Over 5,000 exoplanets have been detected to date, with more than 90% of them found by using the transit or radial velocity techniques. Of the other 10%, 105 were found using the microlensing method which takes advantage of the fact that the path of a light beam is bent by the presence of a massive body. The gravitational force of the body acts like a lens (a “gravitational lens”) to distort the image of an object seen behind it. When a massive object fortuitously passes in front of a star, it acts as a gravitational lens and thus its motion across the sky causes the background star to appear to brighten briefly. When the foreground object is a star hosting a planet, both bodies can produce brightening events as they pass in front of the star, and the flashes as seen from Earth can be modeled to determine their masses and separation.
Two significant advantages are offered by the microlensing method over more common exoplanet detection techniques. First, the brightness of the microlensing effect does not depend on the brightness of the moving body, only on its mass, which makes it possible to spot faint, low-mass M dwarf stars. The second advantage is that the microlensing planet may orbit its star at a large distance, even many astronomical units. (Since normal exoplanet techniques, like transiting, require multiple detections over many orbital periods, exoplanets with large orbits take years to complete their cycle and so far the vast majority of all measured exoplanets have orbits smaller than one astronomical unit.) As a result of their large orbits, the detected giant planets around microlensing host stars are usually far enough away to reside beyond the “snow line,” the distance at which surface water would freeze.
Harvard-Smithsonian Center for Astrophysics (CfA) astronomer Jennifer Yee collaborates with a team of astronomers from the OGLE project (Optical Gravitational Lensing Experiment), which discovered the microlensing event OGLE-2017-BLG-1049. The analysis was led by her colleagues in the Korea Microlensing Telescope Network.
They modeled the brightening events using some probable assumptions, and concluded that the host star is an M dwarf with a mass of about 0.55 solar masses; the planet has a mass of about 5.5 Jupiter-masses and orbits at a distance of 3.9 astronomical units.
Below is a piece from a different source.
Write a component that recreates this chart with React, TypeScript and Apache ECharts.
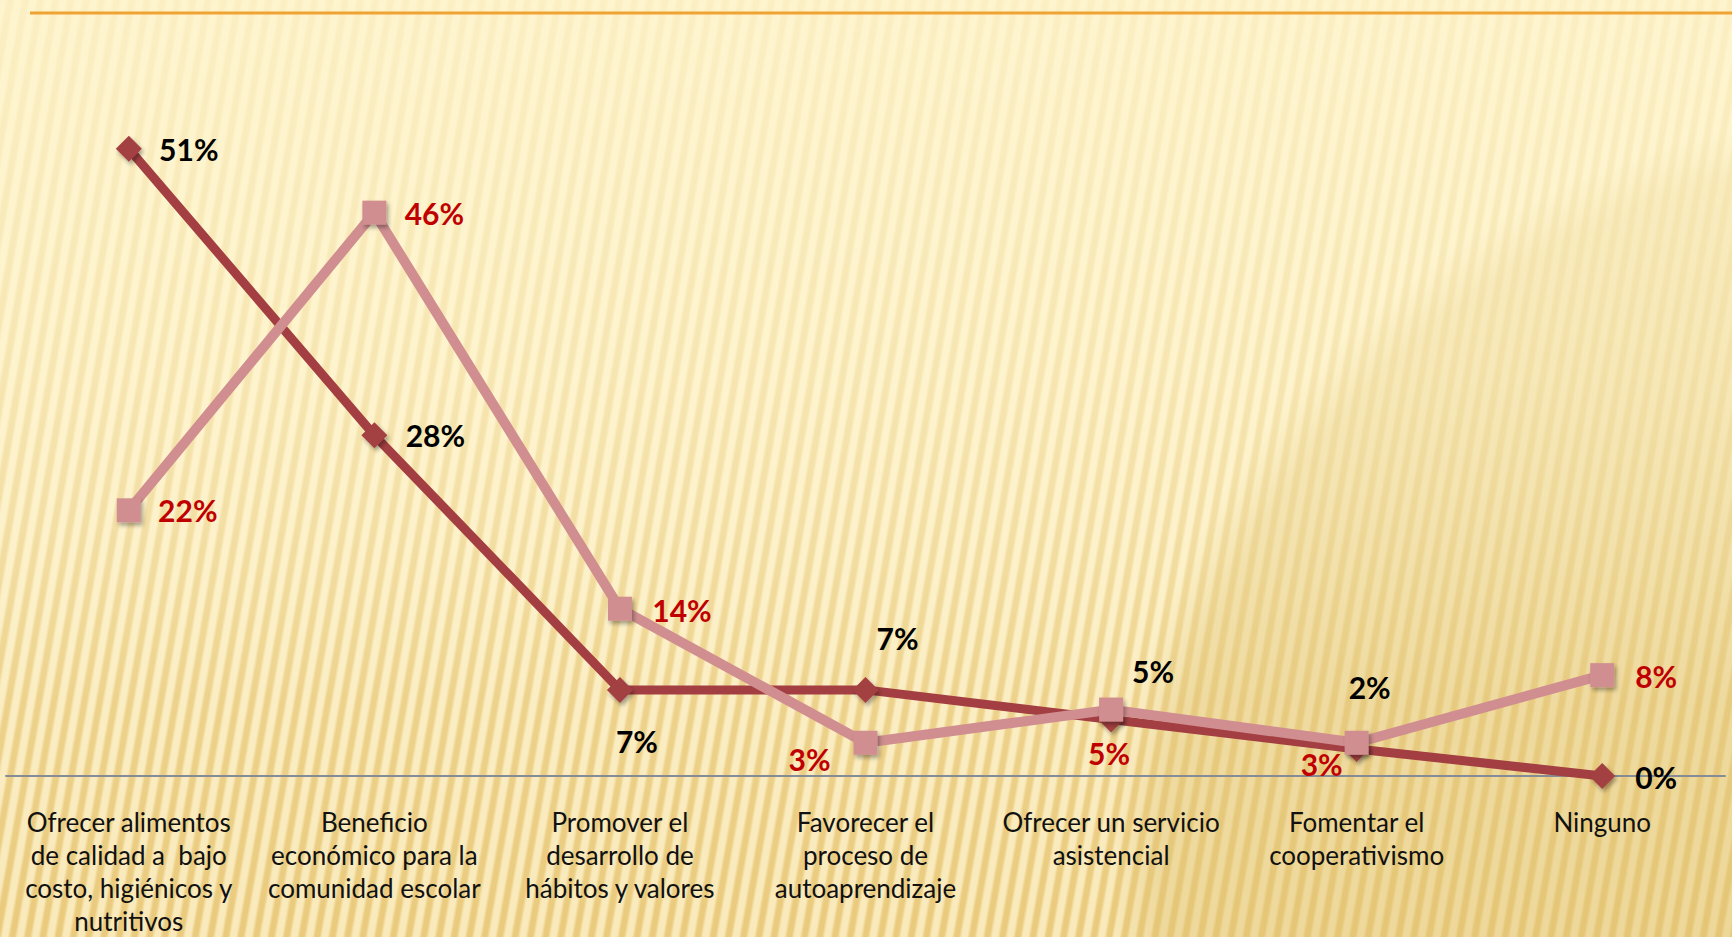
import React, { useEffect, useRef } from "react";
import * as echarts from "echarts";

const categories = [
  "Ofrecer alimentos\nde calidad a  bajo\ncosto, higiénicos y\nnutritivos",
  "Beneficio\neconómico para la\ncomunidad escolar",
  "Promover el\ndesarrollo de\nhábitos y valores",
  "Favorecer el\nproceso de\nautoaprendizaje",
  "Ofrecer un servicio\nasistencial",
  "Fomentar el\ncooperativismo",
  "Ninguno",
];

// series A (dark red, diamonds, black labels)
const seriesA = [51, 27.7, 7, 7, 4.6, 2.2, 0];
// series B (pink, squares, red labels)
const seriesB = [21.6, 45.8, 13.6, 2.7, 5.4, 2.7, 8.2];

// label offsets (px) relative to each point
const offsetsA = [[60, 0], [61, 0], [17, 51], [32, -52], [42, -48], [13, -62], [54, 1]];
const offsetsB = [[59, 0], [60, 0], [62, 1], [-56, 16], [-2, 43], [-35, 21], [54, 1]];

const FONT = "Lato, 'Open Sans', sans-serif";

export default function App() {
  const ref = useRef<HTMLDivElement>(null);
  useEffect(() => {
    if (!ref.current) return;
    const chart = echarts.init(ref.current, undefined, { renderer: "svg" });
    const labelBase = {
      show: true,
      position: "inside",
      align: "center",
      verticalAlign: "middle",
      fontFamily: FONT,
      fontWeight: "bold",
      fontSize: 30,
      formatter: (p: any) => Math.round(p.value) + "%",
    };
    const shadow = {
      shadowBlur: 4,
      shadowColor: "rgba(0,0,0,0.35)",
      shadowOffsetX: 2,
      shadowOffsetY: 3,
    };
    chart.setOption({
      animation: false,
      backgroundColor: "transparent",
      graphic: [
        {
          type: "line",
          shape: { x1: 30, y1: 13, x2: 1732, y2: 13 },
          style: { stroke: "#F0A333", lineWidth: 3 },
        },
      ],
      grid: { left: 6, right: 7, top: 38, bottom: 158, containLabel: false },
      xAxis: {
        type: "category",
        data: categories,
        boundaryGap: true,
        axisLine: { show: true, lineStyle: { color: "#868C97", width: 2 } },
        axisTick: { show: false },
        axisLabel: {
          interval: 0,
          margin: 29,
          fontFamily: FONT,
          fontSize: 26,
          lineHeight: 33,
          color: "#111",
        },
        z: 1,
      },
      yAxis: {
        type: "value",
        min: 0,
        max: 60,
        show: false,
        splitLine: { show: false },
      },
      series: [
        {
          type: "line",
          data: seriesA.map((v, i) => ({
            value: v,
            label: { offset: offsetsA[i] },
          })),
          symbol: "diamond",
          symbolSize: 26,
          lineStyle: { color: "#A33F42", width: 9 },
          itemStyle: { color: "#A33F42", ...shadow },
          label: { ...labelBase, color: "#000" },
          z: 3,
        },
        {
          type: "line",
          data: seriesB.map((v, i) => ({
            value: v,
            label: { offset: offsetsB[i] },
          })),
          symbol: "rect",
          symbolSize: 24,
          lineStyle: { color: "#D08E90", width: 10 },
          itemStyle: { color: "#D08E90", ...shadow },
          label: { ...labelBase, color: "#C00000" },
          z: 4,
        },
      ],
    });
    return () => chart.dispose();
  }, []);

  const bg = [
    "linear-gradient(180deg, rgba(254,244,204,0.75) 0%, rgba(254,244,204,0.45) 40%, rgba(254,244,204,0) 75%)",
    "radial-gradient(circle at 1900px 900px, rgba(222,192,110,0.45) 0px, rgba(222,192,110,0.40) 740px, rgba(222,192,110,0) 790px)",
    "repeating-linear-gradient(100deg, rgba(255,250,225,0.55) 0px, rgba(255,250,225,0.55) 5px, rgba(205,165,70,0.22) 8px, rgba(205,165,70,0.22) 12px, rgba(255,250,225,0.55) 15px)",
    "linear-gradient(180deg, #FCEFC2 0%, #F9E6AE 55%, #F2D58C 100%)",
  ].join(",");

  return (
    <div
      style={{
        position: "fixed",
        left: 0,
        top: 0,
        width: 1732,
        height: 937,
        background: bg,
      }}
    >
      <div ref={ref} style={{ width: 1732, height: 937 }} />
    </div>
  );
}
These results have direct implications for models of planet formation. Fifty-four of the known microlensed exoplanets are giants around M dwarfs, like this new one, suggesting that planets are common around M dwarfs.
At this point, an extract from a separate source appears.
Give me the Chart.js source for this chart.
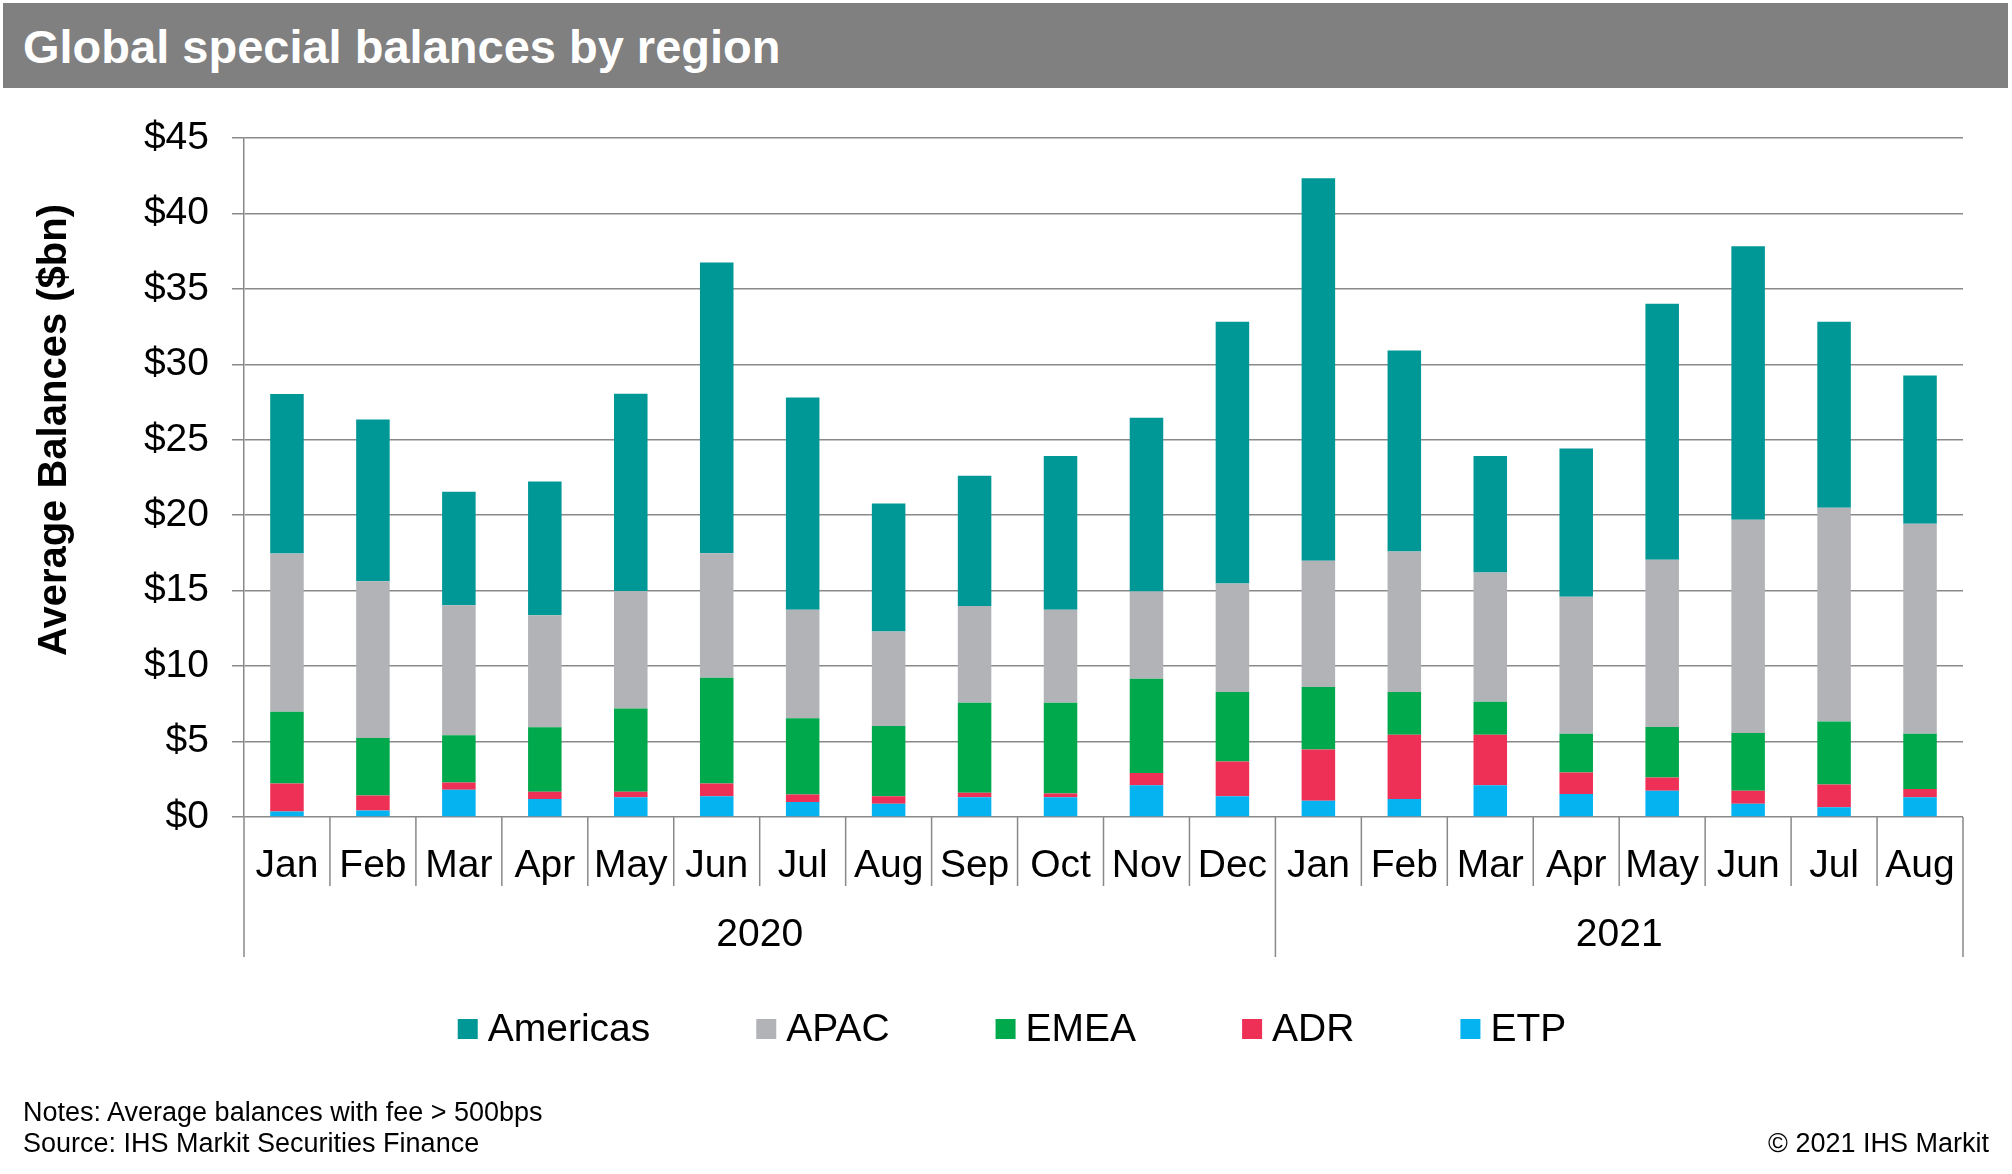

In the core accretion model of planet formation, however, in which planets gradually assemble from smaller rocks, very few planets are expected to be found around M dwarf stars. The result appears instead to support the alternative disk instability model in which a rotating disk fragments into clumps that form planets, and it predicts that many planets exist around M dwarf stars.
Reference: “OGLE-2017-BLG-1049: Another Giant Planet Microlensing Event” Yun Hak Kim, Sun-Ju Chung, A. Udalski, Ian A. Bond, Youn Kil Jung, Andrew Gould, Michael D. Albrow, Cheongho Han, Kyu-Ha Hwang, Yoon-Hyun Ryu, In-Gu Shin, Yossi Shvartzvald, Jennifer C. Yee, Weicheng Zang, Sang-Mok Cha, Dong-Jin Kim, Hyoun-Woo Kim, Seung-Lee Kim, Chung-Uk Lee and Dong-Joo Lee, 31 December 2020, Journal of the Korean Astronomical Society.